#### Data provided

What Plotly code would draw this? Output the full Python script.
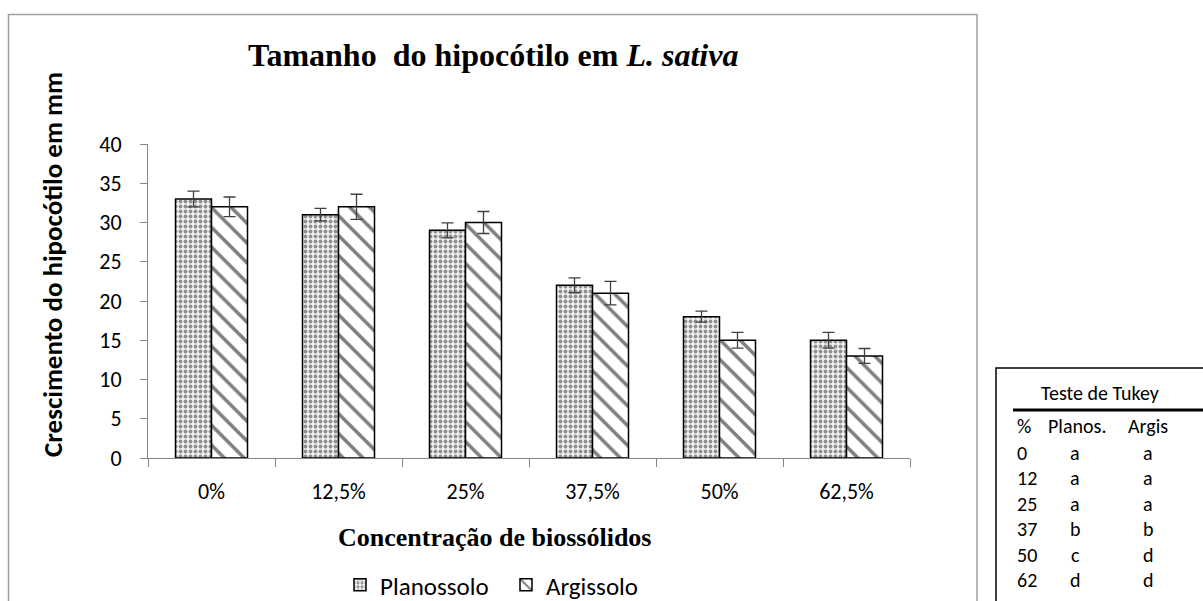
import plotly.graph_objects as go

# ---- data ----
categories = ["0%", "12,5%", "25%", "37,5%", "50%", "62,5%"]
planossolo = [33, 31, 29, 22, 18, 15]
argissolo = [32, 32, 30, 21, 15, 13]
err_planossolo = [1.0, 0.8, 0.95, 0.95, 0.7, 1.0]
err_argissolo = [1.25, 1.6, 1.4, 1.5, 1.0, 0.95]
y_ticks = [0, 5, 10, 15, 20, 25, 30, 35, 40]

tukey_title = "Teste de Tukey"
tukey_header = ["%", "Planos.", "Argis"]
tukey_pct = ["0", "12", "25", "37", "50", "62"]
tukey_plan = ["a", "a", "a", "b", "c", "d"]
tukey_arg = ["a", "a", "a", "b", "d", "d"]

# ---- layout geometry (pixels) ----
W, H = 1203, 601
PL, PR, PT, PB = 148, 910, 144, 458


def px(x):
    return (x - PL) / (PR - PL)


def py(y):
    return (PB - y) / (PB - PT)


SANS = "Calibri, Carlito, Lato, sans-serif"
SERIF = "Times New Roman, Liberation Serif, serif"
AXIS_GRAY = "#868686"

fig = go.Figure()
fig.add_trace(go.Bar(
    name="Planossolo", x=categories, y=planossolo,
    error_y=dict(type="data", array=err_planossolo, color="#404040", thickness=1.3, width=6),
    marker=dict(color="white", line=dict(color="black", width=1.5),
                pattern=dict(shape=".", fgcolor="#303030", bgcolor="#f0f0f0", size=5, solidity=0.45)),
))
fig.add_trace(go.Bar(
    name="Argissolo", x=categories, y=argissolo,
    error_y=dict(type="data", array=err_argissolo, color="#404040", thickness=1.3, width=6),
    marker=dict(color="white", line=dict(color="black", width=1.5),
                pattern=dict(shape="\\", fgcolor="black", bgcolor="white", size=14, solidity=0.25)),
))

annotations = [
    dict(text="<b>Tamanho&nbsp;&nbsp;do hipocótilo em <i>L. sativa</i></b>",
         x=px(493), y=py(55), xref="paper", yref="paper", showarrow=False,
         xanchor="center", yanchor="middle", font=dict(family=SERIF, size=32, color="black")),
    dict(text="<b>Crescimento do hipocótilo em mm</b>",
         x=px(52), y=py(265), xref="paper", yref="paper", showarrow=False, textangle=-90,
         xanchor="center", yanchor="middle", font=dict(family=SANS, size=27, color="black")),
    dict(text="<b>Concentração de biossólidos</b>",
         x=px(494), y=py(537), xref="paper", yref="paper", showarrow=False,
         xanchor="center", yanchor="middle", font=dict(family=SERIF, size=26, color="black")),
]

tfont = dict(family=SANS, size=20, color="black")
annotations.append(dict(text=tukey_title, x=px(1100), y=py(393), xref="paper", yref="paper",
                        showarrow=False, xanchor="center", yanchor="middle", font=tfont))
header_x = [(1015, "left"), (1077, "center"), (1148, "center")]
for (hx, anc), txt in zip(header_x, tukey_header):
    annotations.append(dict(text=txt, x=px(hx), y=py(426), xref="paper", yref="paper",
                            showarrow=False, xanchor=anc, yanchor="middle", font=tfont))
for i, (p, a, b) in enumerate(zip(tukey_pct, tukey_plan, tukey_arg)):
    ry = 453 + i * 25.4
    annotations.append(dict(text=p, x=px(1015), y=py(ry), xref="paper", yref="paper",
                            showarrow=False, xanchor="left", yanchor="middle", font=tfont))
    annotations.append(dict(text=a, x=px(1075), y=py(ry), xref="paper", yref="paper",
                            showarrow=False, xanchor="center", yanchor="middle", font=tfont))
    annotations.append(dict(text=b, x=px(1148), y=py(ry), xref="paper", yref="paper",
                            showarrow=False, xanchor="center", yanchor="middle", font=tfont))

shapes = [
    # chart outer border
    dict(type="rect", xref="paper", yref="paper", x0=px(8.5), x1=px(977), y0=py(640), y1=py(14.5),
         line=dict(color="#a0a0a0", width=1.5), fillcolor="rgba(0,0,0,0)", layer="below"),
    # table box
    dict(type="rect", xref="paper", yref="paper", x0=px(996), x1=px(1240), y0=py(640), y1=py(368),
         line=dict(color="black", width=1.5), fillcolor="white"),
    # table title underline
    dict(type="line", xref="paper", yref="paper", x0=px(1013), x1=px(1240), y0=py(410), y1=py(410),
         line=dict(color="black", width=3)),
]

fig.update_layout(
    width=W, height=H, autosize=False,
    margin=dict(l=PL, r=W - PR, t=PT, b=H - PB, pad=0, autoexpand=False),
    paper_bgcolor="white", plot_bgcolor="white",
    barmode="group", bargap=0.433, bargroupgap=0,
    showlegend=True,
    legend=dict(orientation="h", x=px(340), y=py(585), xanchor="left", yanchor="middle",
                font=dict(family=SANS, size=25, color="black"), itemwidth=30,
                entrywidth=121, entrywidthmode="pixels",
                bgcolor="rgba(0,0,0,0)"),
    annotations=annotations, shapes=shapes,
    xaxis=dict(type="category", showline=True, linecolor=AXIS_GRAY, linewidth=1,
               ticks="outside", tickson="boundaries", ticklen=8, tickcolor=AXIS_GRAY,
               tickfont=dict(family=SANS, size=22, color="black"), ticklabelstandoff=14,
               showgrid=False, zeroline=False),
    yaxis=dict(range=[0, 40], tickvals=y_ticks, showline=True, linecolor=AXIS_GRAY, linewidth=1,
               ticks="outside", ticklen=7, tickcolor=AXIS_GRAY,
               tickfont=dict(family=SANS, size=22, color="black"), ticklabelstandoff=14,
               showgrid=False, zeroline=False),
)

fig.write_html(
    "out.html",
    config={"displayModeBar": False},
    post_script="document.body.style.margin='0';document.body.style.overflow='hidden';",
)
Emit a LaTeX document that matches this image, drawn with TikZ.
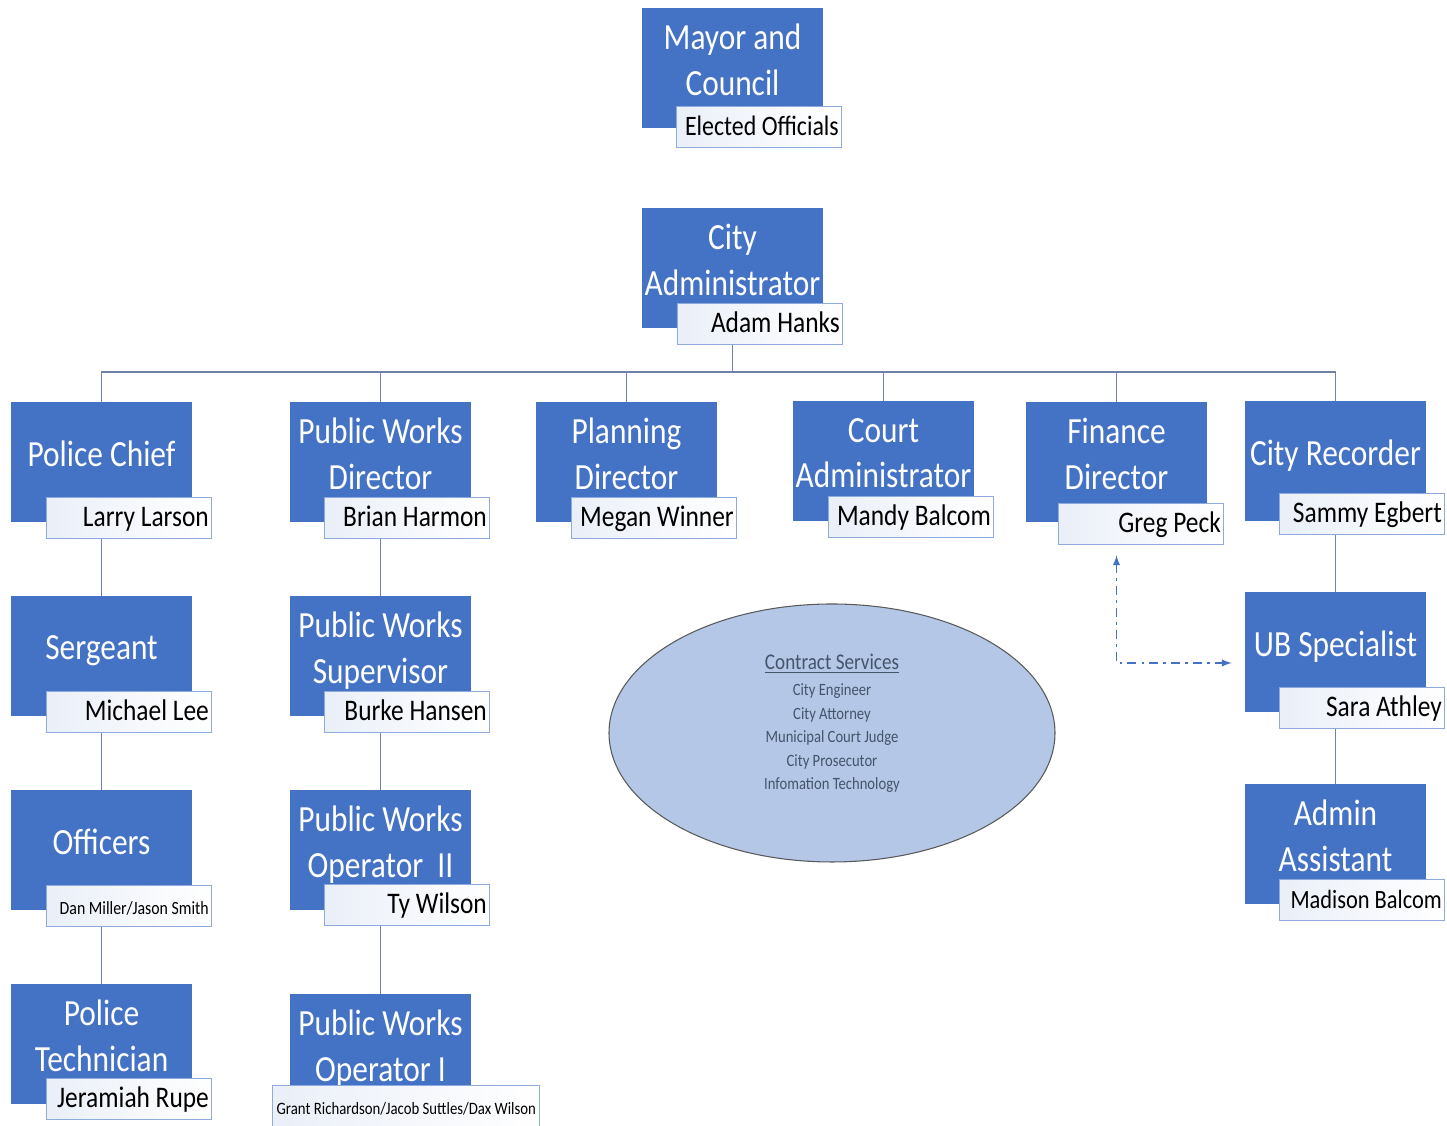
\documentclass[tikz,border=0pt]{standalone}
\usepackage{fontspec}
\setmainfont{Carlito}[FakeStretch=0.85]
\usetikzlibrary{shapes.geometric,positioning,backgrounds}

\definecolor{boxblue}{RGB}{68,114,196}
\definecolor{nameline}{RGB}{143,170,220}
\definecolor{nameshade}{RGB}{234,239,248}
\definecolor{linkgray}{RGB}{112,130,168}
\definecolor{ovalfill}{RGB}{180,199,231}
\definecolor{ovaltext}{RGB}{68,84,106}

\tikzset{
  post/.style={fill=boxblue,text=white,align=center,minimum width=3.62cm,minimum height=2.4cm,inner sep=0pt,
    font=\fontsize{21}{26}\selectfont,execute at end node={\rule[-0.32cm]{0pt}{0pt}}},
  who/.style={draw=nameline,line width=0.6pt,left color=nameshade,right color=white,anchor=north east,
    minimum width=3.3cm,minimum height=0.82cm,text width=3.18cm,inner xsep=0.06cm,inner ysep=0pt,
    text height=0.42cm,text depth=0.1cm,align=flush right,font=\fontsize{17}{20}\selectfont},
  whosmall/.style={who,font=\fontsize{10.6}{12}\selectfont},
  link/.style={draw=linkgray,line width=0.8pt}
}

\begin{document}
\begin{tikzpicture}

\useasboundingbox (0,0) rectangle (28.94,22.52);

% top
\node[post] (mayor) at (14.65,21.16) {Mayor and\\Council};
\node[who,font=\fontsize{16}{19}\selectfont] (mayorN) at ([shift={(0.38,0.44)}]mayor.south east) {Elected Officials};

\node[post] (adm) at (14.65,17.16) {City\\Administrator};
\node[who] (admN) at ([shift={(0.4,0.5)}]adm.south east) {Adam Hanks};

% departments
\node[post] (chief) at (2.03,13.28) {Police Chief};
\node[who] (chiefN) at ([shift={(0.4,0.5)}]chief.south east) {Larry Larson};

\node[post] (pwd) at (7.61,13.28) {Public Works\\Director};
\node[who] (pwdN) at ([shift={(0.38,0.5)}]pwd.south east) {Brian Harmon};

\node[post] (plan) at (12.53,13.28) {Planning\\Director};
\node[who] (planN) at ([shift={(0.4,0.5)}]plan.south east) {Megan Winner};

\node[post] (court) at (17.67,13.3) {Court\\Administrator};
\node[who] (courtN) at ([shift={(0.4,0.5)}]court.south east) {Mandy Balcom};

\node[post] (fin) at (22.33,13.28) {Finance\\Director};
\node[who] (finN) at ([shift={(0.34,0.38)}]fin.south east) {Greg Peck};

\node[post] (rec) at (26.71,13.3) {City Recorder};
\node[who] (recN) at ([shift={(0.38,0.56)}]rec.south east) {Sammy Egbert};

% police
\node[post] (sgt) at (2.03,9.4) {Sergeant};
\node[who] (sgtN) at ([shift={(0.4,0.5)}]sgt.south east) {Michael Lee};

\node[post] (off) at (2.03,5.52) {Officers};
\node[whosmall] (offN) at ([shift={(0.4,0.5)}]off.south east) {Dan Miller/Jason Smith};

\node[post] (tech) at (2.03,1.64) {Police\\Technician};
\node[who] (techN) at ([shift={(0.4,0.52)}]tech.south east) {Jeramiah Rupe};

% public works
\node[post] (pws) at (7.61,9.4) {Public Works\\Supervisor};
\node[who] (pwsN) at ([shift={(0.38,0.5)}]pws.south east) {Burke Hansen};

\node[post] (op2) at (7.61,5.52) {Public Works\\Operator\ \ II};
\node[who] (op2N) at ([shift={(0.38,0.52)}]op2.south east) {Ty Wilson};

\node[post] (op1) at (7.61,1.44) {Public Works\\Operator I};
\node[whosmall,font=\fontsize{9.9}{12}\selectfont,minimum width=5.34cm,text width=5.28cm,inner xsep=0.03cm,align=flush center]
  (op1N) at ([shift={(1.38,0.58)}]op1.south east) {Grant Richardson/Jacob Suttles/Dax Wilson};

% recorder
\node[post] (ub) at (26.71,9.48) {UB Specialist};
\node[who] (ubN) at ([shift={(0.38,0.5)}]ub.south east) {Sara Athley};

\node[post] (aa) at (26.71,5.64) {Admin\\Assistant};
\node[who,font=\fontsize{15}{18}\selectfont] (aaN) at ([shift={(0.38,0.5)}]aa.south east) {Madison Balcom};

% contract services
\node[ellipse,draw=black!65,line width=0.6pt,fill=ovalfill,minimum width=8.92cm,minimum height=5.16cm,
  text=ovaltext,align=center,font=\fontsize{9.8}{13.4}\selectfont,
  execute at end node={\rule[-0.44cm]{0pt}{0pt}}] (contract) at (16.64,7.86)
  {{\fontsize{12.8}{15}\selectfont\underline{Contract Services}}\\[0.05cm]City Engineer\\City Attorney\\Municipal Court Judge\\City Prosecutor\\Infomation Technology};

\begin{pgfonlayer}{background}
\coordinate (bus) at (0,15.08);
\foreach \d in {chief,pwd,plan,court,fin,rec}
  \draw[link] (adm.south) -- (adm.south |- bus) -| (\d.north);

\draw[link] (chief.south) -- (sgt.north);
\draw[link] (sgt.south) -- (off.north);
\draw[link] (off.south) -- (tech.north);
\draw[link] (pwd.south) -- (pws.north);
\draw[link] (pws.south) -- (op2.north);
\draw[link] (op2.south) -- (op1.north);
\draw[link] (rec.south) -- (ub.north);
\draw[link] (ub.south) -- (aa.north);
\end{pgfonlayer}

\draw[<->,>=latex,boxblue,line width=0.9pt,dash pattern=on 5pt off 3pt on 1.5pt off 3pt,shorten <=0.2cm,shorten >=0.26cm]
  (fin.center |- finN.south) |- ([yshift=-0.22cm]ub.west);

\end{tikzpicture}
\end{document}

########

(Your instructions): Repeat only the lines between the start of the data and the line with "PL, PR, PT, PB = 148, 910, 144, 458", including those two lines, and skip the pictures.

(Exercise result):
What Plotly code would draw this? Output the full Python script.
import plotly.graph_objects as go

# ---- data ----
categories = ["0%", "12,5%", "25%", "37,5%", "50%", "62,5%"]
planossolo = [33, 31, 29, 22, 18, 15]
argissolo = [32, 32, 30, 21, 15, 13]
err_planossolo = [1.0, 0.8, 0.95, 0.95, 0.7, 1.0]
err_argissolo = [1.25, 1.6, 1.4, 1.5, 1.0, 0.95]
y_ticks = [0, 5, 10, 15, 20, 25, 30, 35, 40]

tukey_title = "Teste de Tukey"
tukey_header = ["%", "Planos.", "Argis"]
tukey_pct = ["0", "12", "25", "37", "50", "62"]
tukey_plan = ["a", "a", "a", "b", "c", "d"]
tukey_arg = ["a", "a", "a", "b", "d", "d"]

# ---- layout geometry (pixels) ----
W, H = 1203, 601
PL, PR, PT, PB = 148, 910, 144, 458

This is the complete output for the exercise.